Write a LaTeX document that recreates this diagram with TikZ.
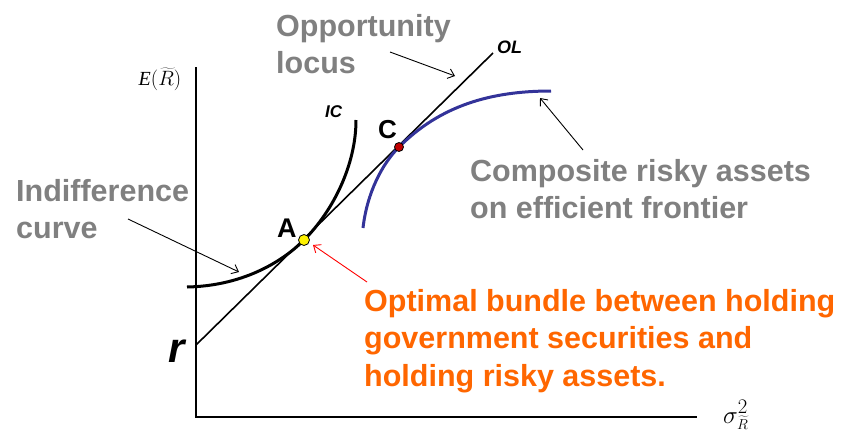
\documentclass[tikz,border=0pt]{standalone}
\usepackage{fontspec}
\setmainfont{Liberation Sans}
\newfontfamily\timesfont{Liberation Serif}
\usetikzlibrary{arrows.meta}
\definecolor{txtgray}{RGB}{128,128,128}
\definecolor{optorange}{RGB}{255,102,0}
\definecolor{frontblue}{RGB}{51,51,153}
\definecolor{cred}{RGB}{192,0,0}
\tikzset{
  bigtxt/.style={inner sep=0pt, align=left, font=\fontsize{30.5}{37.5}\selectfont\bfseries},
  graytxt/.style={bigtxt, text=txtgray},
  orangetxt/.style={bigtxt, text=optorange},
  thinarrow/.style={line width=0.9pt, -{Straight Barb[length=6pt,width=10pt]}},
  axisline/.style={line width=2.4pt},
  curveline/.style={line width=3pt},
  dotstyle/.style={circle, draw=black, line width=0.8pt, minimum size=11pt, inner sep=0pt},
  lbl/.style={inner sep=0pt, anchor=base west}
}
\begin{document}
\begin{tikzpicture}[x=1pt,y=-1pt]
\useasboundingbox (0,0) rectangle (844,432);
% axes
\coordinate (ytop) at (196,67);
\coordinate (orig) at (196,417);
\coordinate (xend) at (697,417);
\draw[axisline] (ytop) -- (orig) -- (xend);
% opportunity locus line
\coordinate (rpt) at (196,345);
\coordinate (olend) at (493,53);
\draw[line width=1.6pt] (rpt) -- (olend);
% indifference curve
\coordinate (icstart) at (187,287);
\coordinate (Apt) at (304,240);
\coordinate (icend) at (356,120);
\draw[curveline] (icstart) .. controls (240,286) and (280,264) .. (Apt)
  .. controls (333,211) and (356,165) .. (icend);
% efficient frontier
\coordinate (frstart) at (363,228);
\coordinate (Cpt) at (399,147);
\coordinate (frend) at (551,91);
\draw[curveline, frontblue] (frstart) .. controls (367,193) and (382,164) .. (Cpt)
  .. controls (440,106) and (490,91) .. (frend);
% points
\node[dotstyle, fill=yellow] (A) at (Apt) {};
\node[dotstyle, fill=cred, minimum size=9pt] (C) at (Cpt) {};
% labels
\node[lbl, font=\fontsize{27}{27}\selectfont\bfseries] (Alab) at (277,237) {A};
\node[lbl, font=\fontsize{26}{26}\selectfont\bfseries] (Clab) at (378,138) {C};
\node[lbl, font=\fontsize{17}{17}\selectfont\bfseries\itshape] (IClab) at (325,117) {IC};
\node[lbl, font=\fontsize{18}{18}\selectfont\bfseries\itshape] (OLlab) at (497,53) {OL};
\node[lbl, font=\fontsize{42}{42}\selectfont\bfseries\itshape] (rlab) at (168,362) {r};
\node[inner sep=0pt, font=\fontsize{20}{20}\selectfont] (Elab) at (160,79) {{\timesfont\itshape E}$(\widetilde{R})$};
\node[lbl, font=\fontsize{30}{30}\selectfont] (siglab) at (723,423) {$\sigma^{2}_{\scriptscriptstyle\widetilde{R}}$};
% annotation texts (base anchor = baseline of last line)
\node[graytxt, anchor=base west] (opp) at (276,73.5) {Opportunity\\locus};
\node[graytxt, anchor=base west] (indiff) at (16,238.5) {Indifference\\curve};
\node[graytxt, anchor=base west] (comp) at (470,218.5) {Composite risky assets\\on efficient frontier};
\node[orangetxt, anchor=base west] (opt) at (364,386) {Optimal bundle between holding\\government securities and\\holding risky assets.};
% annotation arrows
\coordinate (oppA) at (390,52);
\coordinate (oppB) at (455,76);
\draw[thinarrow] (oppA) -- (oppB);
\coordinate (indA) at (128,219);
\coordinate (indB) at (239,272);
\draw[thinarrow] (indA) -- (indB);
\coordinate (compA) at (583,150);
\coordinate (compB) at (540,98);
\draw[thinarrow] (compA) -- (compB);
\coordinate (optA) at (367,282);
\coordinate (optB) at (313,245);
\draw[thinarrow, red] (optA) -- (optB);
\end{tikzpicture}
\end{document}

(TASK PROMPT):
Reproduce each line exactly, please, except for any pictures.

(FULL RESPONSE):
Write a LaTeX document that recreates this diagram with TikZ.
\documentclass[tikz,border=0pt]{standalone}
\usepackage{fontspec}
\setmainfont{Liberation Sans}
\newfontfamily\timesfont{Liberation Serif}
\usetikzlibrary{arrows.meta}
\definecolor{txtgray}{RGB}{128,128,128}
\definecolor{optorange}{RGB}{255,102,0}
\definecolor{frontblue}{RGB}{51,51,153}
\definecolor{cred}{RGB}{192,0,0}
\tikzset{
  bigtxt/.style={inner sep=0pt, align=left, font=\fontsize{30.5}{37.5}\selectfont\bfseries},
  graytxt/.style={bigtxt, text=txtgray},
  orangetxt/.style={bigtxt, text=optorange},
  thinarrow/.style={line width=0.9pt, -{Straight Barb[length=6pt,width=10pt]}},
  axisline/.style={line width=2.4pt},
  curveline/.style={line width=3pt},
  dotstyle/.style={circle, draw=black, line width=0.8pt, minimum size=11pt, inner sep=0pt},
  lbl/.style={inner sep=0pt, anchor=base west}
}
\begin{document}
\begin{tikzpicture}[x=1pt,y=-1pt]
\useasboundingbox (0,0) rectangle (844,432);
% axes
\coordinate (ytop) at (196,67);
\coordinate (orig) at (196,417);
\coordinate (xend) at (697,417);
\draw[axisline] (ytop) -- (orig) -- (xend);
% opportunity locus line
\coordinate (rpt) at (196,345);
\coordinate (olend) at (493,53);
\draw[line width=1.6pt] (rpt) -- (olend);
% indifference curve
\coordinate (icstart) at (187,287);
\coordinate (Apt) at (304,240);
\coordinate (icend) at (356,120);
\draw[curveline] (icstart) .. controls (240,286) and (280,264) .. (Apt)
  .. controls (333,211) and (356,165) .. (icend);
% efficient frontier
\coordinate (frstart) at (363,228);
\coordinate (Cpt) at (399,147);
\coordinate (frend) at (551,91);
\draw[curveline, frontblue] (frstart) .. controls (367,193) and (382,164) .. (Cpt)
  .. controls (440,106) and (490,91) .. (frend);
% points
\node[dotstyle, fill=yellow] (A) at (Apt) {};
\node[dotstyle, fill=cred, minimum size=9pt] (C) at (Cpt) {};
% labels
\node[lbl, font=\fontsize{27}{27}\selectfont\bfseries] (Alab) at (277,237) {A};
\node[lbl, font=\fontsize{26}{26}\selectfont\bfseries] (Clab) at (378,138) {C};
\node[lbl, font=\fontsize{17}{17}\selectfont\bfseries\itshape] (IClab) at (325,117) {IC};
\node[lbl, font=\fontsize{18}{18}\selectfont\bfseries\itshape] (OLlab) at (497,53) {OL};
\node[lbl, font=\fontsize{42}{42}\selectfont\bfseries\itshape] (rlab) at (168,362) {r};
\node[inner sep=0pt, font=\fontsize{20}{20}\selectfont] (Elab) at (160,79) {{\timesfont\itshape E}$(\widetilde{R})$};
\node[lbl, font=\fontsize{30}{30}\selectfont] (siglab) at (723,423) {$\sigma^{2}_{\scriptscriptstyle\widetilde{R}}$};
% annotation texts (base anchor = baseline of last line)
\node[graytxt, anchor=base west] (opp) at (276,73.5) {Opportunity\\locus};
\node[graytxt, anchor=base west] (indiff) at (16,238.5) {Indifference\\curve};
\node[graytxt, anchor=base west] (comp) at (470,218.5) {Composite risky assets\\on efficient frontier};
\node[orangetxt, anchor=base west] (opt) at (364,386) {Optimal bundle between holding\\government securities and\\holding risky assets.};
% annotation arrows
\coordinate (oppA) at (390,52);
\coordinate (oppB) at (455,76);
\draw[thinarrow] (oppA) -- (oppB);
\coordinate (indA) at (128,219);
\coordinate (indB) at (239,272);
\draw[thinarrow] (indA) -- (indB);
\coordinate (compA) at (583,150);
\coordinate (compB) at (540,98);
\draw[thinarrow] (compA) -- (compB);
\coordinate (optA) at (367,282);
\coordinate (optB) at (313,245);
\draw[thinarrow, red] (optA) -- (optB);
\end{tikzpicture}
\end{document}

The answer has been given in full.